SET PROBLEM:
In the listing that follows, retype every line from the first through the one containing "const font = 'Liberation". Pictures are to be left out.
**** SUPPLIED INFORMATION
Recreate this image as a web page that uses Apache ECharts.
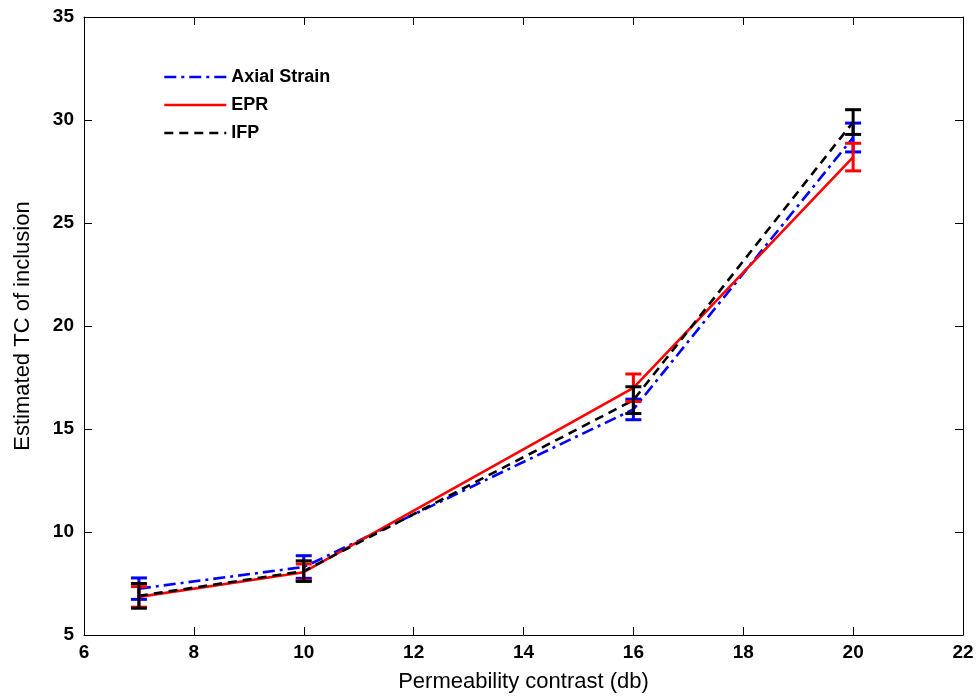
<!DOCTYPE html>
<html><head><meta charset="utf-8">
<script src="https://cdn.jsdelivr.net/npm/echarts@6/dist/echarts.min.js"></script>
<style>html,body{margin:0;padding:0;background:#fff}#c{width:979px;height:700px}</style>
</head><body><div id="c"></div>
<script>
const contrast = [7, 10, 16, 20];
const axialStrain = [7.25, 8.3, 15.95, 29.15];
const axialErr = [0.52, 0.55, 0.5, 0.7];
const epr = [6.85, 8.05, 17.0, 28.2];
const eprErr = [0.5, 0.4, 0.67, 0.67];
const ifp = [6.9, 8.1, 16.4, 29.9];
const ifpErr = [0.6, 0.5, 0.65, 0.6];
const names = ['Axial Strain', 'EPR', 'IFP'];
const colors = ['#0000ff', '#ff0000', '#000000'];

const chart = echarts.init(document.getElementById('c'));
const font = 'Liberation Sans, Arial, sans-serif';

function lineSeries(name, vals, color, type) {
  return {
    name: name, type: 'line', symbol: 'none', z: 3,
    data: contrast.map((x, i) => [x, vals[i]]),
    lineStyle: { color: color, width: 2.6, type: type },
    itemStyle: { color: color }
  };
}
function errSeries(vals, errs, color) {
  return {
    type: 'custom', z: 4, silent: true,
    data: contrast.map((x, i) => [x, vals[i] - errs[i], vals[i] + errs[i]]),
    renderItem: function (params, api) {
      const lo = api.coord([api.value(0), api.value(1)]);
      const hi = api.coord([api.value(0), api.value(2)]);
      const w = 8;
      const st = { stroke: color, lineWidth: 3 };
      return { type: 'group', children: [
        { type: 'line', shape: { x1: lo[0], y1: lo[1], x2: hi[0], y2: hi[1] }, style: st },
        { type: 'line', shape: { x1: lo[0] - w, y1: lo[1], x2: lo[0] + w, y2: lo[1] }, style: st },
        { type: 'line', shape: { x1: hi[0] - w, y1: hi[1], x2: hi[0] + w, y2: hi[1] }, style: st }
      ]};
    }
  };
}
const axisCommon = {
  axisLine: { show: true, onZero: false, lineStyle: { color: '#000', width: 1 } },
  axisTick: { show: true, inside: true, length: 8, lineStyle: { color: '#000' } },
  splitLine: { show: false }
};
chart.setOption({
  animation: false,
  backgroundColor: '#fff',
  grid: { left: 84, right: 16, top: 17, bottom: 65, containLabel: false },
  legend: {
    data: names, orient: 'vertical', left: 158, top: 63, itemGap: 10,
    itemWidth: 62, itemHeight: 18,
    itemStyle: { opacity: 0 },
    lineStyle: { width: 2.6 },
    textStyle: { fontFamily: font, fontSize: 18, fontWeight: 'bold', color: '#000' }
  },
  xAxis: [
    Object.assign({ type: 'value', min: 6, max: 22, interval: 2, position: 'bottom',
      name: 'Permeability contrast (db)', nameLocation: 'middle', nameGap: 36,
      nameTextStyle: { fontFamily: font, fontSize: 22, color: '#000' },
      axisLabel: { fontFamily: font, fontSize: 19, fontWeight: 'bold', color: '#000', margin: 8 } }, axisCommon),
    Object.assign({ type: 'value', min: 6, max: 22, interval: 2, position: 'top',
      axisLabel: { show: false } }, axisCommon)
  ],
  yAxis: [
    Object.assign({ type: 'value', min: 5, max: 35, interval: 5, position: 'left',
      name: 'Estimated TC of inclusion', nameLocation: 'middle', nameGap: 50,
      nameTextStyle: { fontFamily: font, fontSize: 22, color: '#000' },
      axisLabel: { fontFamily: font, fontSize: 19, fontWeight: 'bold', color: '#000', margin: 10 } }, axisCommon),
    Object.assign({ type: 'value', min: 5, max: 35, interval: 5, position: 'right',
      axisLabel: { show: false } }, axisCommon)
  ],
  series: [
    lineSeries(names[0], axialStrain, colors[0], [12, 5, 3, 5]),
    lineSeries(names[1], epr, colors[1], 'solid'),
    lineSeries(names[2], ifp, colors[2], [9, 6]),
    errSeries(axialStrain, axialErr, colors[0]),
    errSeries(epr, eprErr, colors[1]),
    errSeries(ifp, ifpErr, colors[2])
  ]
});
</script></body></html>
********
EXERCISE SOLUTION:
Recreate this image as a web page that uses Apache ECharts.
<!DOCTYPE html>
<html><head><meta charset="utf-8">
<script src="https://cdn.jsdelivr.net/npm/echarts@6/dist/echarts.min.js"></script>
<style>html,body{margin:0;padding:0;background:#fff}#c{width:979px;height:700px}</style>
</head><body><div id="c"></div>
<script>
const contrast = [7, 10, 16, 20];
const axialStrain = [7.25, 8.3, 15.95, 29.15];
const axialErr = [0.52, 0.55, 0.5, 0.7];
const epr = [6.85, 8.05, 17.0, 28.2];
const eprErr = [0.5, 0.4, 0.67, 0.67];
const ifp = [6.9, 8.1, 16.4, 29.9];
const ifpErr = [0.6, 0.5, 0.65, 0.6];
const names = ['Axial Strain', 'EPR', 'IFP'];
const colors = ['#0000ff', '#ff0000', '#000000'];

const chart = echarts.init(document.getElementById('c'));
const font = 'Liberation Sans, Arial, sans-serif';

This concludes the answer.